Bonjour, Good Day, Universe, Fuck you

There is an olive tree in the garden. Beautiful silver leaves. It is especially lovely in the afternoon when the sun is slowly heading to the west and making effortless shadows. Those little pockets of light are absolutely everything I could ever imagine wanting to catch in a photo. I am sitting behind the house, drinking my coffee. The laptop charger was safe back in our living room in Wales, as far away from France as you can get it. It was not on purpose but turned out to be one of the best coincidences on this holiday. Well, that one and when our car broke down, so we were given a Fiat 500 to use. All of that was more a blessing than a curse. Better to be broken down there in front of the house than on the Autoroute del Soleil in 40 degrees driving 5 km/h. If we are lucky. Ah yes, our cars air conditioning unit decided to go on holiday too.

With our car in the garage we continued with our French adventure in a tiny Italian car made in Serbia. When the Universe says: Fuck you.

Pardon my French.


The olive tree is gently shivering in the afternoon August sunshine, while slurping my coffee I am planning on buying a filter coffee machine. If I had the laptop charger, I would have probably already done the research, compared the models, maybe even ordered it to wait at the door for when we get back. Since I haven’t, I am sitting in the garden next to the pool, enjoying the shade of the olive branches. I could probably take a few shots while everybody is snoozing. The olive is growing out of the stone, like many other olives. Rock and gravel. It seems like I have left my shoes at home too, walking around with dirty feet. If I can just step on that gravel, take few snaps and jump off perhaps the damage to my feet won’t be catastrophic.

And then there it was… a really precise and obvious moment in time and space. That August afternoon was meant to bring something. I raised my eyes to the sky expecting something, not sure what. Something had to happen.

A susurration. Crickets were quiet. Hot wind blew carrying the dust of that dry August in the South of France. It also carried a parasol from the neighbour’s back garden. Straight into our swimming pool. All the romance of the afternoon was gone once the pool alarm started howling. And it wasn’t a quiet, anaemic alarm. No, sir…this fella had its breakfast, lunch and snack, full batteries and fresh enthusiasm to scream as loud as possible. If it wakes my toddler up, that will probably be the end of my quiet afternoon.

I have always thought that stepping on a Lego in the middle of the night was horrible.
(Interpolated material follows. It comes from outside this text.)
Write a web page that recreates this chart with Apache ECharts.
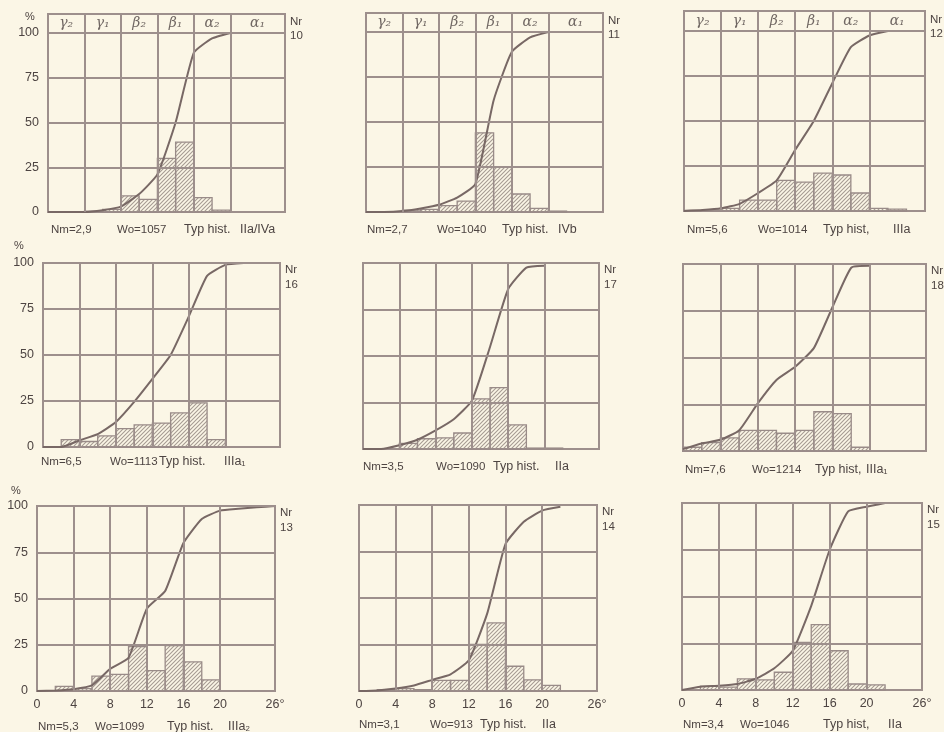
<!DOCTYPE html>
<html>
<head>
<meta charset="utf-8">
<script src="https://cdn.jsdelivr.net/npm/echarts@6/dist/echarts.min.js"></script>
<style>
html,body{margin:0;padding:0;background:#fbf6e6;}
#chart{width:944px;height:732px;}
</style>
</head>
<body>
<div id="chart"></div>
<script>
// ---------- DATA ----------
const binStarts = [0,2,4,6,8,10,12,14,16,18,20,22,24]; // histogram classes, 2° wide
const binWidth = 2;
const curveDeg = [0,2,4,6,8,10,12,14,16,18,20,22,24,26];
const gridDeg = [0,4,8,12,16,20,26];            // x tick labels (degrees)
const yTicks = [0,25,50,75,100];                 // y tick labels (%)
const headerLabels = ['γ₂','γ₁','β₂','β₁','α₂','α₁'];

const hist10 = [0,0,0.5,1.5,9,7,30,39,8,1,0,0,0];
const curve10 = [0,0,0,1,3,10,21,50,89,97,100,null,null,null];
const hist11 = [0,0,1,1.5,3.5,6,44,25,10,2,0.5,0,0];
const curve11 = [0,0,0.5,2,4,8,15.5,62,89,97,100,null,null,null];
const hist12 = [0.3,0.5,1.5,6,6,17,16,21,20,10,1.5,1,0];
const curve12 = [0,0.5,1.5,4,10,17,34,50,71,91,97.5,100,null,null];
const hist16 = [0,4,3,6,10,12,13,18.5,24,4,0,0,0];
const curve16 = [0,0,3.6,7,13.6,24.5,37,50,71,93,99,100,null,null];
const hist17 = [0,0,3,5.5,6,8.6,27,33,13,0.5,0.5,0,0];
const curve17 = [0,0,2,5,10,16,26,55,86,97.5,98.5,null,null,null];
const hist18 = [2,4.5,7,11,11,9.5,11,21,20,2,0,0,0];
const curve18 = [1,4,6,11,25.5,38,45,55,77,98,99,null,null,null];
const hist13 = [0,2.5,1.3,8,9,24,11,24.5,15.7,6,0,0,0];
const curve13 = [0,0.3,1,3,12,18,44.5,54,80,93,97.5,98.5,99.3,100];
const hist14 = [0,0.7,1.3,0.7,5.7,5.7,25,36.6,13.3,6,3,0,0];
const curve14 = [0,0.3,1.3,3,6,9,16.5,41.6,79,91,97,99,null,null];
const hist15 = [0,2,1.5,6,5.4,9.5,25.4,35,21,3.2,2.7,0,0];
const curve15 = [0,1.8,2.3,3.2,6,11.6,21,45,75,95.5,98,100,null,null];

const panelNr   = ['10','11','12','16','17','18','13','14','15'];
const panelNm   = ['2,9','2,7','5,6','6,5','3,5','7,6','5,3','3,1','3,4'];
const panelWo   = ['1057','1040','1014','1113','1090','1214','1099','913','1046'];
const panelHistLabel = ['Typ hist.','Typ hist.','Typ hist,','Typ hist.','Typ hist.','Typ hist,','Typ hist.','Typ hist.','Typ hist,'];
const panelTyp  = ['IIa/IVa','IVb','IIIa','IIIa₁','IIa','IIIa₁','IIIa₂','IIa','IIa'];
const panelHist  = [hist10,hist11,hist12,hist16,hist17,hist18,hist13,hist14,hist15];
const panelCurve = [curve10,curve11,curve12,curve16,curve17,curve18,curve13,curve14,curve15];

// ---------- LAYOUT (pixels) ----------
const layout = [
  {l:48, r:285, t100:33, b:212, head:14, row:0, col:0, nm:51,  wo:117, typ:184, typ2:240, ty:230},
  {l:366,r:603, t100:32, b:212, head:13, row:0, col:1, nm:367, wo:437, typ:502, typ2:558, ty:230},
  {l:684,r:925, t100:31, b:211, head:11, row:0, col:2, nm:687, wo:758, typ:823, typ2:893, ty:230},
  {l:43, r:280, t100:263,b:447, head:263,row:1, col:0, nm:41,  wo:110, typ:159, typ2:224, ty:462},
  {l:363,r:599, t100:263,b:449, head:263,row:1, col:1, nm:363, wo:436, typ:493, typ2:555, ty:467},
  {l:683,r:926, t100:264,b:451, head:264,row:1, col:2, nm:685, wo:752, typ:815, typ2:866, ty:470},
  {l:37, r:275, t100:506,b:691, head:506,row:2, col:0, nm:38,  wo:95,  typ:167, typ2:228, ty:727},
  {l:359,r:597, t100:505,b:691, head:505,row:2, col:1, nm:359, wo:430, typ:480, typ2:542, ty:725},
  {l:682,r:922, t100:503,b:690, head:503,row:2, col:2, nm:683, wo:740, typ:823, typ2:888, ty:725}
];
const pctPos = [[30,17],[19,246],[16,491]];

// ---------- STYLE ----------
const FONT = 'Liberation Sans';
const textColor = '#4d4442';
const gridColor = '#9d8f8c';
const curveColor = '#786865';

function makeHatch(){
  const c = document.createElement('canvas');
  c.width = 4; c.height = 4;
  const g = c.getContext('2d');
  g.strokeStyle = '#a69b93';
  g.lineWidth = 1.1;
  g.beginPath();
  g.moveTo(0,4); g.lineTo(4,0);
  g.moveTo(-1,1); g.lineTo(1,-1);
  g.moveTo(3,5); g.lineTo(5,3);
  g.stroke();
  return c;
}
const hatch = makeHatch();

const grids = [], xAxes = [], yAxes = [], series = [], graphics = [];

layout.forEach((L, i) => {
  const yMax = 100 * (L.b - L.head) / (L.b - L.t100);
  grids.push({left:L.l, top:L.head, width:L.r - L.l, height:L.b - L.head,
    show:true, borderColor:gridColor, borderWidth:2, backgroundColor:'transparent'});
  xAxes.push({gridIndex:i, type:'value', min:0, max:26,
    axisLine:{show:false}, splitLine:{show:false},
    axisTick:{show:false},
    axisLabel:{show:L.row === 2, customValues:gridDeg, margin:7,
      formatter:v => v === 26 ? '26°' : String(v),
      color:textColor, fontFamily:FONT, fontSize:12.5}});
  yAxes.push({gridIndex:i, type:'value', min:0, max:yMax,
    axisLine:{show:false}, splitLine:{show:false}, axisTick:{show:false},
    axisLabel:{show:L.col === 0, customValues:yTicks, margin:9,
      color:textColor, fontFamily:FONT, fontSize:12.5}});

  const hist = panelHist[i];
  const barData = [];
  binStarts.forEach((s, k) => { if (hist[k] > 0) barData.push([s, s + binWidth, hist[k]]); });
  series.push({type:'custom', xAxisIndex:i, yAxisIndex:i, z:2, silent:true,
    encode:{x:[0,1], y:2}, data:barData,
    renderItem:(params, api) => {
      const p0 = api.coord([api.value(0), 0]);
      const p1 = api.coord([api.value(1), api.value(2)]);
      return {type:'rect',
        shape:{x:p0[0], y:p1[1], width:p1[0]-p0[0], height:p0[1]-p1[1]},
        style:{fill:{image:hatch, repeat:'repeat'}, stroke:'#998b88', lineWidth:1.3}};
    }});

  // grid lines
  const ml = [];
  gridDeg.slice(1, -1).forEach(v => ml.push({xAxis:v}));
  yTicks.slice(1).forEach(v => ml.push({yAxis:v}));
  series.push({type:'line', xAxisIndex:i, yAxisIndex:i, z:3, silent:true,
    data:[[0,0]], showSymbol:false, symbol:'none', lineStyle:{opacity:0},
    markLine:{silent:true, symbol:['none','none'], label:{show:false},
      lineStyle:{color:gridColor, width:2, type:'solid'}, data:ml}});

  // cumulative curve
  const curve = panelCurve[i];
  series.push({type:'line', xAxisIndex:i, yAxisIndex:i, z:4, silent:true,
    data:curveDeg.map((d, k) => [d, curve[k]]),
    symbol:'none', smooth:0.15, connectNulls:false,
    lineStyle:{color:curveColor, width:2}});

  // header (top row)
  if (L.row === 0) {
    const mids = headerLabels.map((t, k) => [(gridDeg[k] + gridDeg[k+1]) / 2, (100 + yMax) / 2, t]);
    series.push({type:'scatter', xAxisIndex:i, yAxisIndex:i, z:5, silent:true,
      symbolSize:1, itemStyle:{color:'transparent'}, data:mids,
      label:{show:true, position:'inside', formatter:p => p.data[2],
        fontFamily:'DejaVu Serif', fontStyle:'italic', fontSize:14, color:textColor}});
  }

  // texts
  const txt = (x, y, s, align, size) => graphics.push({type:'text', x:x, y:y, silent:true,
    style:{text:s, fill:textColor, font:size + 'px "' + FONT + '"', textAlign:align||'left', textVerticalAlign:'middle'}});
  const nrY = L.row === 0 ? L.t100 - 11 : L.t100 + 7;
  const numY = L.row === 0 ? L.t100 + 3 : L.t100 + 22;
  txt(L.r + 5, nrY, 'Nr', 'left', 11.5);
  txt(L.r + 5, numY, panelNr[i], 'left', 11.5);
  txt(L.nm, L.ty, 'Nm=' + panelNm[i], 'left', 11.5);
  txt(L.wo, L.ty, 'Wo=' + panelWo[i], 'left', 11.5);
  txt(L.typ, L.ty, panelHistLabel[i], 'left', 12.5);
  txt(L.typ2, L.ty, panelTyp[i], 'left', 12.5);
});
pctPos.forEach(p => graphics.push({type:'text', x:p[0], y:p[1], silent:true,
  style:{text:'%', fill:textColor, font:'11px "' + FONT + '"', textAlign:'center', textVerticalAlign:'middle'}}));

const chart = echarts.init(document.getElementById('chart'), null, {renderer:'canvas'});
chart.setOption({
  backgroundColor:'#fbf6e6',
  animation:false,
  grid:grids, xAxis:xAxes, yAxis:yAxes, series:series, graphic:graphics
});
</script>
</body>
</html>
On some weird scale of comfortlessness and pain running on the gravel is, must confess, pretty high, even compared to Lego. The trouble was not the gravel itself, more the fact that gravel was stuck to my feet as I ran down the concrete path around the house to the pool. Running, hopping, trying to clean the feet, ouching half loud. In my mind if I ouch loudly, I was more likely to wake the family up than the 350 decibels of alarm. A few heads are popping behind the neighbouring wall. They had ‘what-the-fuck’ on their faces, only in French, slightly offended that I am in possession of their parasol. Trying to open the pool gate, can’t remember the alarm code, the alarm is howling, and I swear starting to enjoy it. Enjoying the looks from the neighbourhood, attention from the Mond community and the whole of Gard county and most of all feeling of fulfilment. Finally serving its purpose.

During our two weeks stay more than few times it served its purpose, loud and louder.

It was just an alarm after all.

By the way the alarm code was 1234 but at that very moment the most difficult thing ever.